WITH Burns Night and the inauguration of America's new President approaching, Deedee Cuddihy, author of How to Murder a Haggis (a collection of real-life haggis horror stories and Burns supper disasters), wonders whether the outgoing POTUS ever sampled Scotland's national dish. Given his Scottish ancestry, it’s certainly possible.

However, as Deedee reminds us in her book, fellow Republican George W Bush avoided haggis when he attended a banquet at Gleneagles Hotel in 2005.

He told reporters: "Generally, on your birthday, my mother used to say: ‘What do you want to eat?' and I don't ever remember saying: 'Haggis, mom'."

Shelling out

AN East Dunbartonshire resident was flicking through a magazine in a dentist’s waiting room when he spotted a competition that promised bottles of Ned Wine as a prize. He imagined this must be a sprightly little vintage, best served chilled on a street corner, accompanied by deep-fried pizza and the promise of random violence to round off the perfect evening.

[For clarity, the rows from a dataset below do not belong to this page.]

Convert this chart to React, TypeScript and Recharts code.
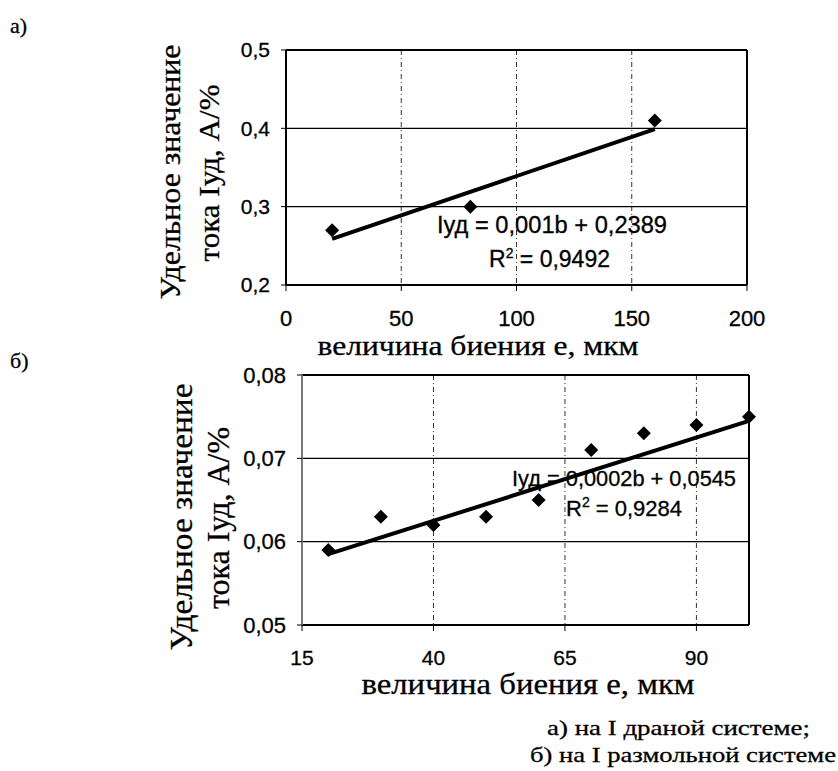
import React from 'react';
import { ScatterChart, Scatter, XAxis, YAxis, CartesianGrid, ReferenceLine } from 'recharts';

// график а) — I драная система
const aX = [20, 80, 160];
const aY = [0.27, 0.3, 0.41];
const aTrendX = [20, 160];
const aTrendY = [0.259, 0.399];
const aXTicks = [0, 50, 100, 150, 200];
const aYTicks = [0.2, 0.3, 0.4, 0.5];

// график б) — I размольная система
const bX = [20, 30, 40, 50, 60, 70, 80, 90, 100];
const bY = [0.059, 0.063, 0.062, 0.063, 0.065, 0.071, 0.073, 0.074, 0.075];
const bTrendX = [20, 100];
const bTrendY = [0.0585, 0.0745];
const bXTicks = [15, 40, 65, 90];
const bYTicks = [0.05, 0.06, 0.07, 0.08];

const toPts = (xs: number[], ys: number[]) => xs.map((x, i) => ({ x, y: ys[i] }));
const comma = (v: number) => String(v).replace('.', ',');

const SANS = 'Liberation Sans, Arial, sans-serif';
const SERIF = 'Liberation Serif, Times New Roman, serif';

const Y_W = 60; // ширина оси Y
const X_H = 40; // высота оси X

const Diamond = (props: any) => {
    const { cx, cy } = props;
    if (cx == null || cy == null) return <g />;
    const r = 7;
    return <polygon points={`${cx},${cy - r} ${cx + r},${cy} ${cx},${cy + r} ${cx - r},${cy}`} fill="#000" />;
};

const NoDot = () => <g />;

// plot: прямоугольник области построения в пикселях страницы
function Panel({ pts, trend, xTicks, yTicks, xDomain, yDomain, plot, xFont, yFont, xTickMargin, leftAxisColor }: any) {
    const margin = {
        top: plot.top,
        left: plot.left - Y_W,
        right: 838 - plot.right,
        bottom: 771 - plot.bottom - X_H,
    };
    return (
        <ScatterChart width={838} height={771} margin={margin}>
            <CartesianGrid horizontal={false} stroke="#333" strokeDasharray="5 3 1 3" />
            <CartesianGrid vertical={false} stroke="#000" strokeWidth={1.2} />
            <XAxis
                type="number"
                dataKey="x"
                domain={xDomain}
                ticks={xTicks}
                height={X_H}
                tickSize={6}
                tickMargin={xTickMargin}
                axisLine={{ stroke: '#000', strokeWidth: 2 }}
                tickLine={{ stroke: '#000' }}
                tick={{ fill: '#000', fontSize: xFont, fontFamily: SANS, stroke: '#000', strokeWidth: 0.3 }}
            />
            <YAxis
                type="number"
                dataKey="y"
                domain={yDomain}
                ticks={yTicks}
                width={Y_W}
                tickSize={5}
                tickMargin={11}
                tickFormatter={comma}
                axisLine={{ stroke: leftAxisColor, strokeWidth: 2 }}
                tickLine={{ stroke: '#000' }}
                tick={{ fill: '#000', fontSize: yFont, fontFamily: SANS, stroke: '#000', strokeWidth: 0.3 }}
            />
            <ReferenceLine y={yDomain[1]} stroke="#000" strokeWidth={2} />
            <ReferenceLine x={xDomain[1]} stroke="#000" strokeWidth={2} />
            <Scatter data={trend} line={{ stroke: '#000', strokeWidth: 4 }} shape={NoDot} isAnimationActive={false} />
            <Scatter data={pts} shape={Diamond} isAnimationActive={false} />
        </ScatterChart>
    );
}

export default function App() {
    return (
        <div style={{ position: 'absolute', left: 0, top: 0, width: 838, height: 771, background: '#fff', overflow: 'hidden' }}>
            <div style={{ position: 'absolute', left: 0, top: 0 }}>
                <Panel
                    pts={toPts(aX, aY)}
                    trend={toPts(aTrendX, aTrendY)}
                    xTicks={aXTicks}
                    yTicks={aYTicks}
                    xDomain={[0, 200]}
                    yDomain={[0.2, 0.5]}
                    plot={{ left: 286, right: 747, top: 50, bottom: 285 }}
                    xFont={22}
                    yFont={21}
                    xTickMargin={19}
                    leftAxisColor="#000"
                />
            </div>
            <div style={{ position: 'absolute', left: 0, top: 0 }}>
                <Panel
                    pts={toPts(bX, bY)}
                    trend={toPts(bTrendX, bTrendY)}
                    xTicks={bXTicks}
                    yTicks={bYTicks}
                    xDomain={[15, 100]}
                    yDomain={[0.05, 0.08]}
                    plot={{ left: 302, right: 749, top: 375, bottom: 625 }}
                    xFont={21}
                    yFont={22}
                    xTickMargin={19}
                    leftAxisColor="#777"
                />
            </div>
            <svg width={838} height={771} style={{ position: 'absolute', left: 0, top: 0, pointerEvents: 'none' }}>
                <g fill="#000" fontFamily={SERIF} stroke="#000" strokeWidth={0.3}>
                    <text x={10} y={33} fontSize={22}>а)</text>
                    <text x={10} y={368} fontSize={22}>б)</text>

                    <text x={180} y={172} fontSize={30} textAnchor="middle" transform="rotate(-90 180 172)" textLength={255} lengthAdjust="spacingAndGlyphs">Удельное значение</text>
                    <text x={219} y={173} fontSize={30} textAnchor="middle" transform="rotate(-90 219 173)" textLength={177} lengthAdjust="spacingAndGlyphs">тока Iуд, А/%</text>
                    <text x={478} y={355} fontSize={27} textAnchor="middle" textLength={321} lengthAdjust="spacingAndGlyphs">величина биения е, мкм</text>

                    <text x={192} y={517} fontSize={31} textAnchor="middle" transform="rotate(-90 192 517)" textLength={267} lengthAdjust="spacingAndGlyphs">Удельное значение</text>
                    <text x={229} y={518} fontSize={31} textAnchor="middle" transform="rotate(-90 229 518)" textLength={182} lengthAdjust="spacingAndGlyphs">тока Iуд, А/%</text>
                    <text x={528} y={694} fontSize={29} textAnchor="middle" textLength={333} lengthAdjust="spacingAndGlyphs">величина биения е, мкм</text>

                    <text x={547} y={735} fontSize={22} textLength={263} lengthAdjust="spacingAndGlyphs">а) на I драной системе;</text>
                    <text x={530} y={762} fontSize={22} textLength={306} lengthAdjust="spacingAndGlyphs">б) на I размольной системе</text>
                </g>
                <g fill="#000" fontFamily={SANS} stroke="#000" strokeWidth={0.3}>
                    <text x={437} y={233} fontSize={23} textLength={230} lengthAdjust="spacingAndGlyphs">Iуд = 0,001b + 0,2389</text>
                    <text x={489} y={267} fontSize={23}>
                        R<tspan fontSize={14} dy={-9}>2</tspan><tspan dy={9}> = 0,9492</tspan>
                    </text>
                    <text x={512} y={486} fontSize={22} textLength={224} lengthAdjust="spacingAndGlyphs">Iуд = 0,0002b + 0,0545</text>
                    <text x={566} y={516} fontSize={22}>
                        R<tspan fontSize={14} dy={-9}>2</tspan><tspan dy={9}> = 0,9284</tspan>
                    </text>
                </g>
            </svg>
        </div>
    );
}
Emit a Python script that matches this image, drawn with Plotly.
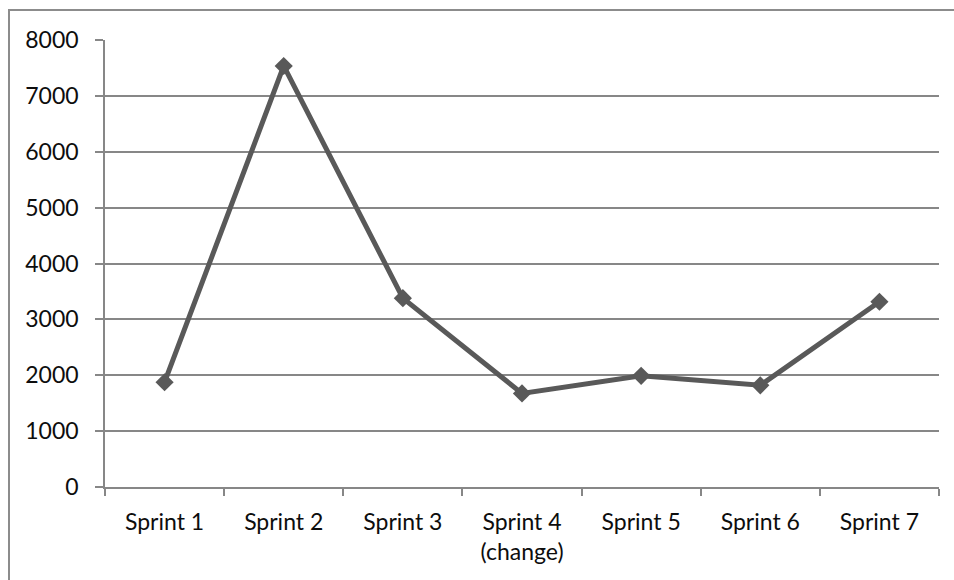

How disappointed he was to discover that Ned Wine is a celebrated plonk from New Zealand, with no connection to Scotland’s shell-suit sophisticates whatsoever.

Taking the biscuit

SURFING a diabetes website, reader Maurice Brown was surprised when it asked him if he accepted cookies. “Was that a trick question?” he wonders.

Loafing about

WE continue with our tales of waiting staff whose finesse did not impress. Reader Freddy Gillies tells us of some chaps who were enjoying a meal in a Campbeltown Indian restaurant where the waitress’s whiplash tongue was notorious.

Perusing the menu, one of the chaps asked this lady: “What’s naan bread?”

Rolling her eyes, she replied: “Indian loaf, bawheid.”

Head boy

OUR recollections of Tommy Docherty reminds Ian Noble from Carstairs village of another quick-witted football manager.

Alan Gordon was a university graduate who had the distinction of playing for Hearts, Hibs, Dundee and Dundee United. When he was at Hibs, the manager Eddie Turnbull was outlining a tactic he wanted to adopt. Alan interrupted and suggested an amendment to the instructions.

Turnbull glowered at him, then said: “The trouble with you, son, is that all your brains are in your head.”

Horsing around

MORE mixed messages from the Diary’s resident expert on Scottishisms, Paul H Costello, who notes that confusion often arises using the following phrases:

Nae mare = I’ve had enough.

Nae mare = Take the horse away.

Flaming annoying

THOUGHT for the day from reader Sarah Butler, who says: “Isn’t it sad that dragons can never blow out their birthday candles?”